Five US drones carried out the attack, one of the officials told AFP.
“The target was a base of Pakistan Taliban. We have reports that 16 to 18 militants were killed in the attack,” the official told AFP in the northwestern city of Peshawar.
The story also quotes Pakistani officials that “foreign”, meaning al Qaeda or Uzbek Islamist militants, may be among the dead.
Meanwhile, former Pakistan Foreign Minister Shah Mehmood Qureshi provides more details on the end of his time as Foreign Minister. His loss of the position had been noted and attributed to his reluctance to grant immunity to Raymond Davis in a quote from the New York Times in this post of mine around the time it was announced, but now we learn more:
Former Pakistan Peoples Party (PPP) MNA Shah Mehmood Qureshi said on Tuesday that he resigned as foreign minister after refusing to bow down to pressure over giving diplomatic immunity to Raymond Davis.
Talking to reporters at the Multan airport on Tuesday, Qureshi said that the Raymond Davis incident had taken place on January 27 and he had resigned on January 30.
He further said he did not step down because he wasn’t given the foreign ministry, adding that he refused to give immunity to the CIA contractor because ‘he was not an ambassador’.
“[The Davis incident] is in front of the whole nation.
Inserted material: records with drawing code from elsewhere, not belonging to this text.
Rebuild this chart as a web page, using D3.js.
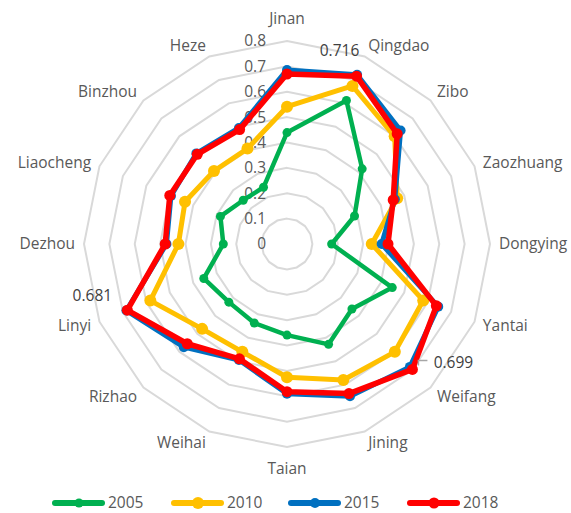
<!DOCTYPE html>
<html>
<head>
<meta charset="utf-8">
<script src="https://cdn.jsdelivr.net/npm/d3@7"></script>
<style>
  body { margin: 0; background: #fff; }
  text { font-family: "Open Sans", "Noto Sans", sans-serif; fill: #595959; }
</style>
</head>
<body>
<div id="chart"></div>
<script>
// cities round the radar, clockwise from the top
var cities = ["Jinan", "Qingdao", "Zibo", "Zaozhuang", "Dongying", "Yantai", "Weifang", "Jining",
  "Taian", "Weihai", "Rizhao", "Linyi", "Dezhou", "Liaocheng", "Binzhou", "Heze"];

var years = ["2005", "2010", "2015", "2018"];

// values
var v2005 = [0.439, 0.612, 0.419, 0.288, 0.176, 0.449, 0.362, 0.428, 0.359, 0.337, 0.324, 0.355, 0.251, 0.284, 0.244, 0.242];
var v2010 = [0.541, 0.674, 0.600, 0.470, 0.334, 0.581, 0.601, 0.580, 0.525, 0.460, 0.473, 0.583, 0.428, 0.435, 0.407, 0.407];
var v2015 = [0.686, 0.722, 0.633, 0.460, 0.373, 0.645, 0.685, 0.649, 0.590, 0.495, 0.575, 0.685, 0.475, 0.495, 0.505, 0.495];
var v2018 = [0.670, 0.716, 0.614, 0.453, 0.398, 0.637, 0.699, 0.638, 0.582, 0.490, 0.556, 0.681, 0.480, 0.500, 0.500, 0.488];

var ticks = [0, 0.1, 0.2, 0.3, 0.4, 0.5, 0.6, 0.7, 0.8];

// the three points that carry a value label (year, city)
var labelled = [["2018", "Qingdao"], ["2018", "Weifang"], ["2018", "Linyi"]];

var series = [v2005, v2010, v2015, v2018];
var colors = { "2005": "#00b050", "2010": "#ffc000", "2015": "#0070c0", "2018": "#ff0000" };
var lineW = { "2005": 4.5, "2010": 5, "2015": 5, "2018": 5.5 };
var dotR = { "2005": 4.5, "2010": 6, "2015": 5, "2018": 5.5 };

var width = 571, height = 513;
var cx = 287, cy = 244;

var svg = d3.select("#chart").append("svg")
    .attr("width", width)
    .attr("height", height);

var r = d3.scaleLinear().domain([0, 0.8]).range([0, 203]);
var angle = d3.scaleLinear().domain([0, cities.length]).range([0, 2 * Math.PI]);

var g = svg.append("g").attr("transform", "translate(" + cx + "," + cy + ")");

function pt(i, v) {
  var a = angle(i);
  return [r(v) * Math.sin(a), -r(v) * Math.cos(a)];
}

// grid rings
var ring = d3.lineRadial()
    .angle(function(d, i) { return angle(i); })
    .radius(function(d) { return r(d); })
    .curve(d3.curveLinearClosed);

g.selectAll(".ring")
    .data(ticks.filter(function(t) { return t > 0; }))
  .enter().append("path")
    .attr("class", "ring")
    .attr("d", function(t) { return ring(cities.map(function() { return t; })); })
    .attr("fill", "none")
    .attr("stroke", "#d9d9d9")
    .attr("stroke-width", 2);

// tick labels up the Jinan axis
g.selectAll(".tick")
    .data(ticks)
  .enter().append("text")
    .attr("class", "tick")
    .attr("x", -21)
    .attr("y", function(t) { return -r(t); })
    .attr("dy", "0.35em")
    .attr("text-anchor", "end")
    .style("font-size", "15.5px")
    .text(function(t) { return d3.format("")(t); });

// category labels
g.selectAll(".cat")
    .data(cities)
  .enter().append("text")
    .attr("class", "cat")
    .attr("x", function(d, i) { return 212 * Math.sin(angle(i)); })
    .attr("y", function(d, i) {
      var c = Math.cos(angle(i));
      var shift = Math.abs(Math.sin(angle(i))) < 0.01 ? 13 : 3;
      return -212 * c - (c > 0.5 ? shift : c < -0.5 ? -shift : 0);
    })
    .attr("dy", "0.35em")
    .attr("text-anchor", function(d, i) {
      var s = Math.sin(angle(i));
      return s > 0.01 ? "start" : s < -0.01 ? "end" : "middle";
    })
    .style("font-size", "15.5px")
    .text(function(d) { return d; });

// series lines and markers, 2018 on top
var line = d3.lineRadial()
    .angle(function(d, i) { return angle(i); })
    .radius(function(d) { return r(d); })
    .curve(d3.curveLinearClosed);

years.forEach(function(y, k) {
  var s = g.append("g").attr("class", "series");
  s.append("path")
      .attr("d", line(series[k]))
      .attr("fill", "none")
      .attr("stroke", colors[y])
      .attr("stroke-width", lineW[y])
      .attr("stroke-linejoin", "round");
  s.selectAll("circle")
      .data(series[k])
    .enter().append("circle")
      .attr("cx", function(d, i) { return pt(i, d)[0]; })
      .attr("cy", function(d, i) { return pt(i, d)[1]; })
      .attr("r", dotR[y])
      .attr("fill", colors[y]);
});

// value labels
var labelOffset = { "Qingdao": [-17, -26], "Weifang": [41, -7], "Linyi": [-35, -15] };
labelled.forEach(function(l) {
  var i = cities.indexOf(l[1]);
  var v = series[years.indexOf(l[0])][i];
  var p = pt(i, v);
  var o = labelOffset[l[1]];
  g.append("text")
      .attr("x", p[0] + o[0])
      .attr("y", p[1] + o[1])
      .attr("dy", "0.35em")
      .attr("text-anchor", "middle")
      .style("font-size", "15.5px")
      .style("fill", "#404040")
      .text(d3.format(".3f")(v));
  if (l[1] == "Weifang") {
    // little leader line
    g.append("path")
        .attr("d", "M" + (p[0] + 6) + "," + (p[1] - 4) + "V" + (p[1] - 9) + "H" + (p[0] + 15))
        .attr("fill", "none")
        .attr("stroke", "#a6a6a6")
        .attr("stroke-width", 1.5);
  }
});

// legend
var legendX = d3.scaleOrdinal().domain(years).range([53, 172, 289, 408]);
var leg = svg.selectAll(".legend")
    .data(years)
  .enter().append("g")
    .attr("class", "legend")
    .attr("transform", function(d) { return "translate(" + legendX(d) + ",503)"; });

leg.append("line")
    .attr("x1", 2).attr("x2", 49)
    .attr("stroke", function(d) { return colors[d]; })
    .attr("stroke-width", 6)
    .attr("stroke-linecap", "round");

leg.append("circle")
    .attr("cx", 26)
    .attr("r", function(d) { return dotR[d]; })
    .attr("fill", function(d) { return colors[d]; });

leg.append("text")
    .attr("x", 55)
    .attr("dy", "0.35em")
    .style("font-size", "15.5px")
    .text(function(d) { return d; });
</script>
</body>
</html>
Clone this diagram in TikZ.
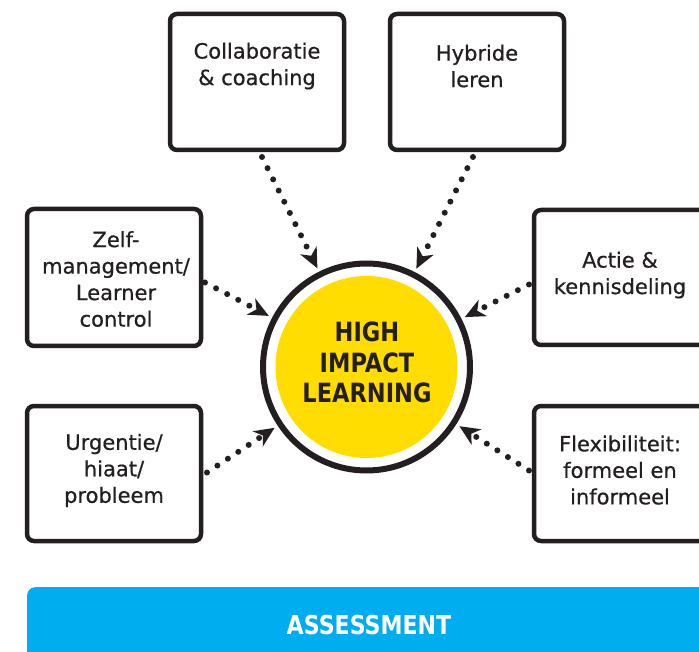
\documentclass[tikz,border=0pt]{standalone}
\usepackage{fontspec}
\setmainfont{DejaVu Sans}[FakeBold=0.6]
\newfontfamily\stencil{DejaVu Sans}[FakeStretch=0.85]
\usetikzlibrary{arrows.meta}
\definecolor{ink}{HTML}{231F20}
\definecolor{hiyellow}{HTML}{FFDD00}
\definecolor{hiblue}{HTML}{00AEEF}
\tikzset{
  box/.style={draw=ink, line width=4.5pt, rounded corners=7pt, minimum width=174pt,
    minimum height=136pt, inner sep=0pt, outer sep=2pt},
  boxtext/.style={text=ink, align=center, font=\fontsize{21}{26.5}\selectfont, inner sep=0pt},
  dotarrow/.style={draw=ink, line width=6pt, line cap=round, dash pattern=on 0pt off 12.5pt,
    -{Stealth[length=20pt,width=18pt,inset=6pt]}},
  bigtext/.style={text=ink, align=center, font=\stencil\bfseries\fontsize{26.5}{30.5}\selectfont, inner sep=0pt},
}
\begin{document}
\begin{tikzpicture}[x=1pt,y=-1pt]
\useasboundingbox (0,0) rectangle (699,652);
\clip (0,0) rectangle (699,652);
\fill[white] (0,0) rectangle (699,652);

% boxes
\node[box] (c1) at (257,82) {};
\node[box] (c2) at (477,82) {};
\node[box, minimum height=137pt] (zm) at (114,277.5) {};
\node[box, minimum height=135pt] (ur) at (114,473.5) {};
\node[box, minimum height=135pt] (ac) at (621,277.5) {};
\node[box, minimum height=135pt] (fl) at (621,473.5) {};

\node[boxtext] (c1t) at (257,66) {Collaboratie\\\& coaching};
\node[boxtext] (c2t) at (477,66) {Hybride\\leren};
\node[boxtext] (zmt) at (116,279) {Zelf-\\management/\\Learner\\control};
\node[boxtext] (urt) at (114,470.5) {Urgentie/\\hiaat/\\probleem};
\node[boxtext] (act) at (620,275) {Actie \&\\kennisdeling};
\node[boxtext] (flt) at (620,470) {Flexibiliteit:\\formeel en\\informeel};

% centre
\node[circle, minimum size=220pt, inner sep=0pt] (hil) at (366.5,367) {};
\fill[hiyellow] (hil.center) circle (91pt);
\draw[ink, line width=6pt] (hil.center) circle (103.5pt);
\node[bigtext] (hilt) at (367,362.5) {HIGH\\IMPACT\\LEARNING};

% arrows
\draw[dotarrow] ([xshift=5pt,yshift=-5pt]c1.south) -- (hil);
\draw[dotarrow] ([xshift=-4pt,yshift=-5pt]c2.south) -- (hil);
\draw[dotarrow] ([xshift=2pt,yshift=-5pt]zm.east) -- (hil);
\draw[dotarrow] ([xshift=4pt,yshift=1pt]ur.east) -- (hil);
\draw[dotarrow] ([xshift=-3pt,yshift=-7pt]ac.west) -- (hil);
\draw[dotarrow] ([xshift=-3pt,yshift=3pt]fl.west) -- (hil);

% assessment bar
\node[fill=hiblue, rounded corners=8pt, minimum width=720pt, minimum height=100pt,
  anchor=north west, inner sep=0pt] (assess) at (27,587) {};
\node[text=white, font=\stencil\bfseries\fontsize{26}{30}\selectfont, inner sep=0pt]
  (assesst) at (369,625.5) {ASSESSMENT};
\end{tikzpicture}
\end{document}
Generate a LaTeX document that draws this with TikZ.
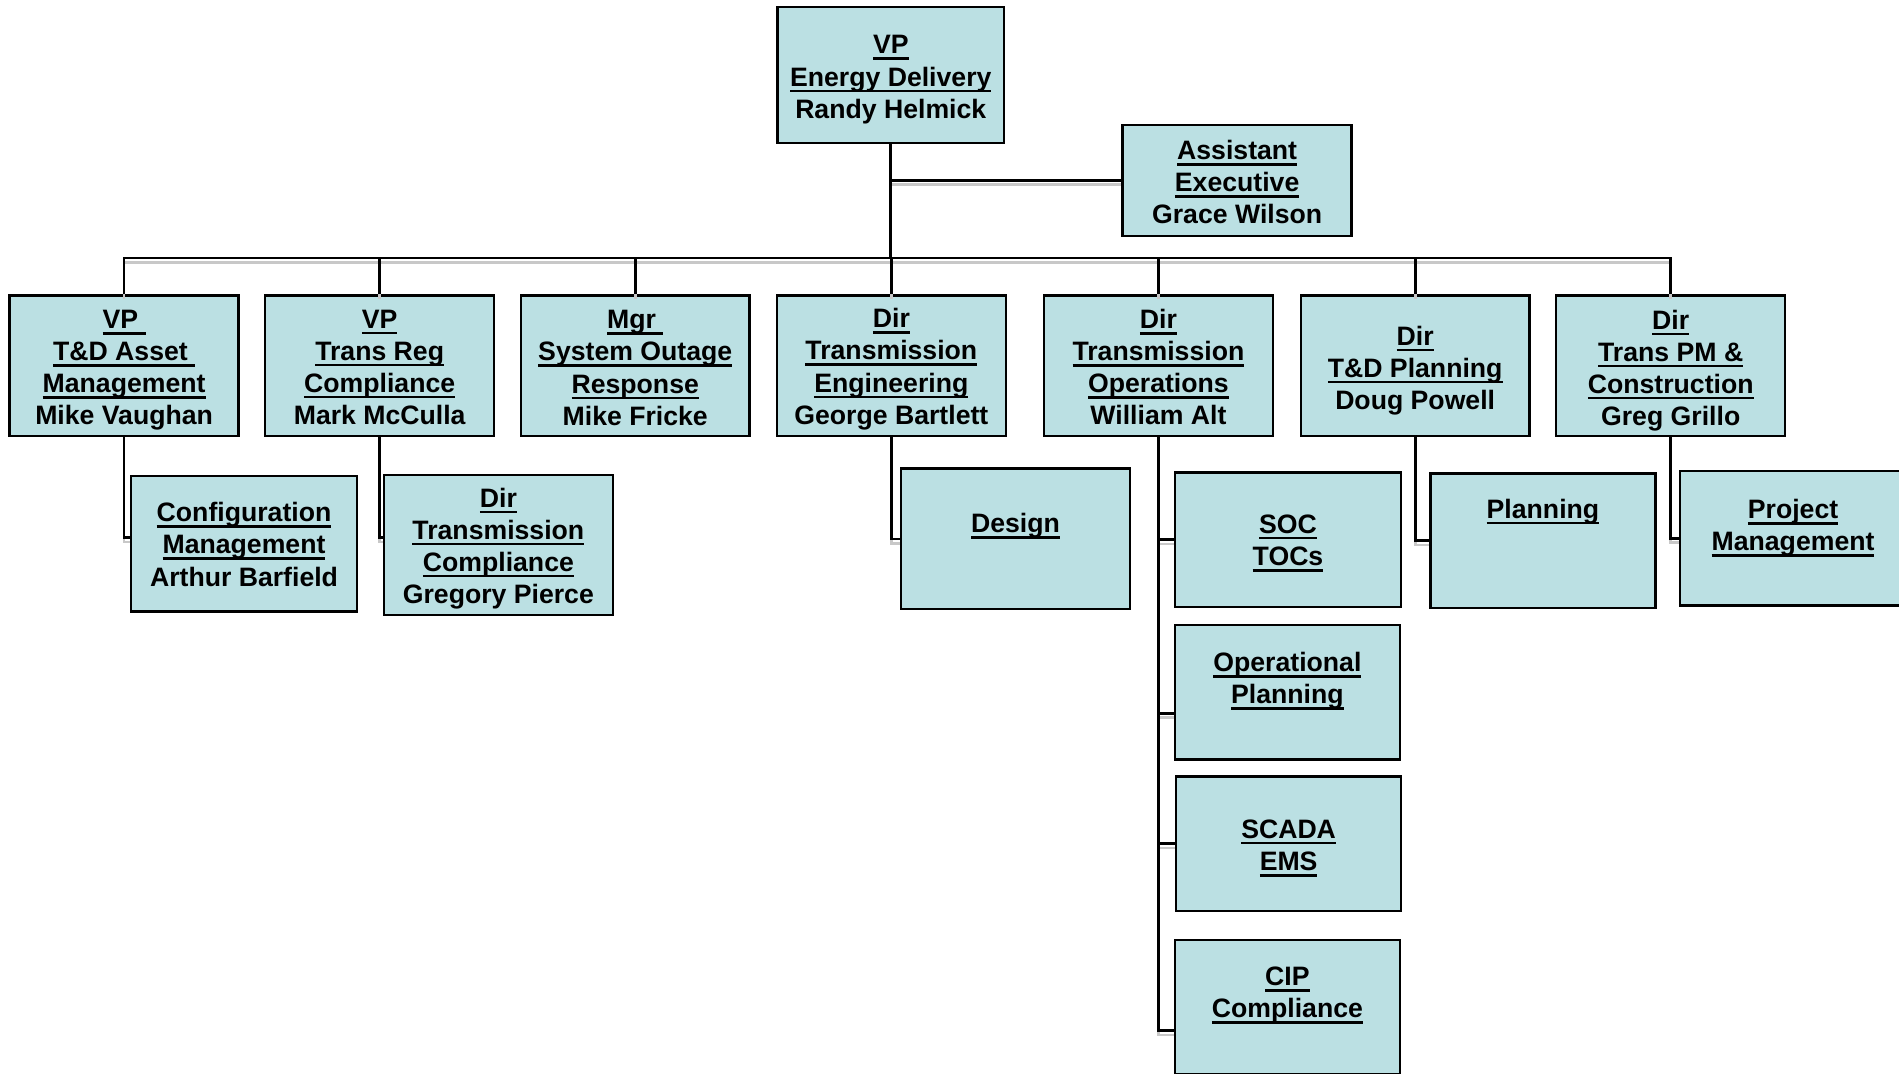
\documentclass[tikz,border=0pt]{standalone}
\usepackage{fontspec}
\setmainfont{Liberation Sans}
\newcommand\myul[1]{\setbox0\hbox{#1}\rlap{\rule[-2.5pt]{\wd0}{1.05pt}}\box0}
\definecolor{boxfill}{RGB}{187,224,227}
\definecolor{shadowgray}{RGB}{200,200,200}
\begin{document}
\begin{tikzpicture}[x=0.5pt,y=-0.5pt,
  orgbox/.style={draw=black, fill=boxfill, line width=1pt, inner sep=0pt},
  wide/.style={minimum width=94.5pt},
  tall/.style={minimum height=58pt},
  short/.style={minimum height=55.5pt},
  lbl/.style={align=center, font=\bfseries\fontsize{11pt}{13.25pt}\selectfont, inner sep=0pt},
  txt/.style 2 args={label={[lbl, yshift=#1]center:{#2}}},
  conn/.style={draw=black, line width=1.1pt},
  shadowline/.style={draw=shadowgray, line width=1.1pt, transform canvas={yshift=-1.8pt}}
]
\useasboundingbox (0,0) rectangle (1568,886);

% top level
\node[orgbox, minimum width=93.5pt, minimum height=56pt,
  txt={-1.9pt}{\myul{VP}\\\myul{Energy Delivery}\\Randy Helmick}] (vp) at (735.5,62) {};
\node[orgbox, wide, minimum height=46pt,
  txt={-0.65pt}{\myul{Assistant}\\\myul{Executive}\\Grace Wilson}] (asst) at (1021.5,149) {};

% second row
\node[orgbox, wide, tall,
  txt={-1.9pt}{\myul{VP }\\\myul{T\&D Asset }\\\myul{Management}\\Mike Vaughan}] (a1) at (102.5,302) {};
\node[orgbox, wide, tall,
  txt={-0.65pt}{\myul{VP}\\\myul{Trans Reg}\\\myul{Compliance}\\Mark McCulla}] (a2) at (313.5,302) {};
\node[orgbox, wide, tall,
  txt={-0.9pt}{\myul{Mgr }\\\myul{System Outage}\\\myul{Response}\\Mike Fricke}] (a3) at (524.5,302) {};
\node[orgbox, wide, tall,
  txt={-1.4pt}{\myul{Dir}\\\myul{Transmission}\\\myul{Engineering}\\George Bartlett}] (a4) at (736,302) {};
\node[orgbox, wide, tall,
  txt={-0.65pt}{\myul{Dir}\\\myul{Transmission}\\\myul{Operations}\\William Alt}] (a5) at (956.5,302) {};
\node[orgbox, wide, tall,
  txt={-1.9pt}{\myul{Dir}\\\myul{T\&D Planning}\\Doug Powell}] (a6) at (1168.5,302) {};
\node[orgbox, wide, tall,
  txt={-1.9pt}{\myul{Dir}\\\myul{Trans PM \&}\\\myul{Construction}\\Greg Grillo}] (a7) at (1379.5,302) {};

% third level
\node[orgbox, minimum width=93.5pt, minimum height=56pt,
  txt={-0.25pt}{\myul{Configuration}\\\myul{Management}\\Arthur Barfield}] (config) at (201.5,449) {};
\node[orgbox, wide, tall,
  txt={-1.4pt}{\myul{Dir}\\\myul{Transmission}\\\myul{Compliance}\\Gregory Pierce}] (dtc) at (411.5,450) {};
\node[orgbox, wide, tall,
  txt={5.25pt}{\myul{Design}}] (design) at (838.5,445) {};
\node[orgbox, minimum width=93.5pt, short,
  txt={-1.5pt}{\myul{SOC}\\\myul{TOCs}}] (soc) at (1063.5,445.5) {};
\node[orgbox, minimum width=93pt, short,
  txt={4.5pt}{\myul{Operational}\\\myul{Planning}}] (opplan) at (1063,571.5) {};
\node[orgbox, minimum width=93pt, short,
  txt={-1.9pt}{\myul{SCADA}\\\myul{EMS}}] (scada) at (1064,696.5) {};
\node[orgbox, minimum width=93pt, short,
  txt={4.75pt}{\myul{CIP}\\\myul{Compliance}}] (cip) at (1063,831.5) {};
\node[orgbox, minimum width=93pt, short,
  txt={12pt}{\myul{Planning}}] (planning) at (1274,446.5) {};
\node[orgbox, minimum width=93.5pt, short,
  txt={4.25pt}{\myul{Project}\\\myul{Management}}] (projmgmt) at (1480.5,444.5) {};

\coordinate (bus) at (735.5,213);
\coordinate (opb) at ([yshift=-8.75pt]opplan.west);
\coordinate (cipb) at ([yshift=-9.75pt]cip.west);
\coordinate (cfgb) at ([yshift=2.5pt]config.west);
\coordinate (dtcb) at ([yshift=3pt]dtc.west);

% shadows
\foreach \n in {a1,a2,a3,a4,a5,a6,a7} { \path[shadowline] (\n.north) |- (bus); }
\path[shadowline] (vp.south |- asst.west) -- (asst.west);
\path[shadowline] (a1.south) |- (cfgb);
\path[shadowline] (a2.south) |- (dtcb);
\path[shadowline] (a4.south) |- (design.west);
\path[shadowline] (a5.south) |- (soc.west);
\path[shadowline] (a5.south) |- (opb);
\path[shadowline] (a5.south) |- (scada.west);
\path[shadowline] (a5.south) |- (cipb);
\path[shadowline] (a6.south) |- (planning.west);
\path[shadowline] (a7.south) |- (projmgmt.west);

% connectors
\draw[conn] (vp.south) -- (bus);
\draw[conn] (vp.south |- asst.west) -- (asst.west);
\foreach \n in {a1,a2,a3,a4,a5,a6,a7} { \draw[conn] (\n.north) |- (bus); }
\draw[conn] (a1.south) |- (cfgb);
\draw[conn] (a2.south) |- (dtcb);
\draw[conn] (a4.south) |- (design.west);
\draw[conn] (a5.south) |- (soc.west);
\draw[conn] (a5.south) |- (opb);
\draw[conn] (a5.south) |- (scada.west);
\draw[conn] (a5.south) |- (cipb);
\draw[conn] (a6.south) |- (planning.west);
\draw[conn] (a7.south) |- (projmgmt.west);
\end{tikzpicture}
\end{document}
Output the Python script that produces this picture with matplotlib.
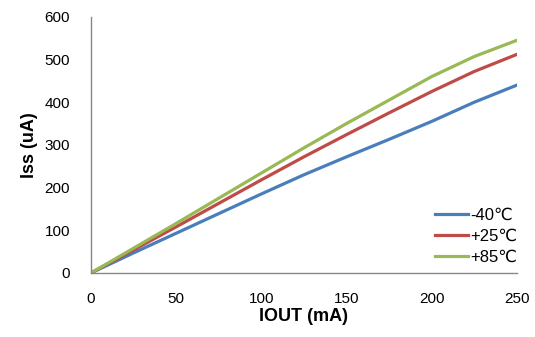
import matplotlib
matplotlib.use("Agg")
import matplotlib.pyplot as plt

plt.rcParams["font.family"] = ["Liberation Sans", "DejaVu Sans"]

# %% data
iout = [0, 25, 50, 75, 100, 125, 150, 175, 200, 225, 250]  # mA
iss_m40 = [0, 47, 93, 139, 185, 230, 272, 313, 355, 400, 440]
iss_p25 = [0, 54, 108, 163, 218, 272, 324, 375, 425, 472, 512]
iss_p85 = [0, 58, 116, 175, 234, 293, 350, 405, 460, 507, 545]
labels = ["-40\u2103", "+25\u2103", "+85\u2103"]
colors = ["#4A7EBB", "#BE4B48", "#98B954"]

# %% plot
fig = plt.figure(figsize=(5.35, 3.37), dpi=100)
ax = fig.add_axes([0.170, 0.190, 0.796, 0.760])

for ys, lab, col in zip([iss_m40, iss_p25, iss_p85], labels, colors):
    ax.plot(iout, ys, color=col, lw=2.3, label=lab, solid_joinstyle="round")

ax.set_xlim(0, 250)
ax.set_ylim(0, 600)
ax.set_xticks(range(0, 251, 50))
ax.set_yticks(range(0, 601, 100))
ax.tick_params(length=0, labelsize=11, colors="#000000")
ax.tick_params(axis="y", pad=15)
ax.tick_params(axis="x", pad=14)
for s in ["top", "right"]:
    ax.spines[s].set_visible(False)
for s in ["left", "bottom"]:
    ax.spines[s].set_color("#868686")
    ax.spines[s].set_linewidth(1.0)

ax.set_xlabel("IOUT (mA)", fontsize=13, fontweight="bold", labelpad=1)
ax.set_ylabel("Iss (uA)", fontsize=13, fontweight="bold", labelpad=5)

ax.legend(loc="lower right", bbox_to_anchor=(1.02, 0.0), frameon=False,
          fontsize=12, handlelength=2.0, handletextpad=0.1,
          labelspacing=0.35, borderaxespad=0.1)

fig.savefig("out.png", dpi=100)
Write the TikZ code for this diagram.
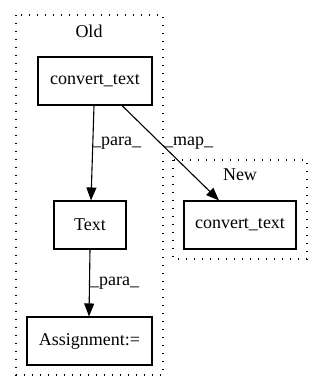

I was being greatly pressurised to give him immunity and I refused to do it,” said the former PPP stalwart.
From other recent reports I saw on Qureshi, it appears that he is leaving the PPP party and looking to form a new political party. Given the way in which the Raymond Davis incident brought huge crowds of Pakistanis into the streets, Qureshi may well have found in the Raymond Davis episode a useful rallying point for his efforts to start a new party.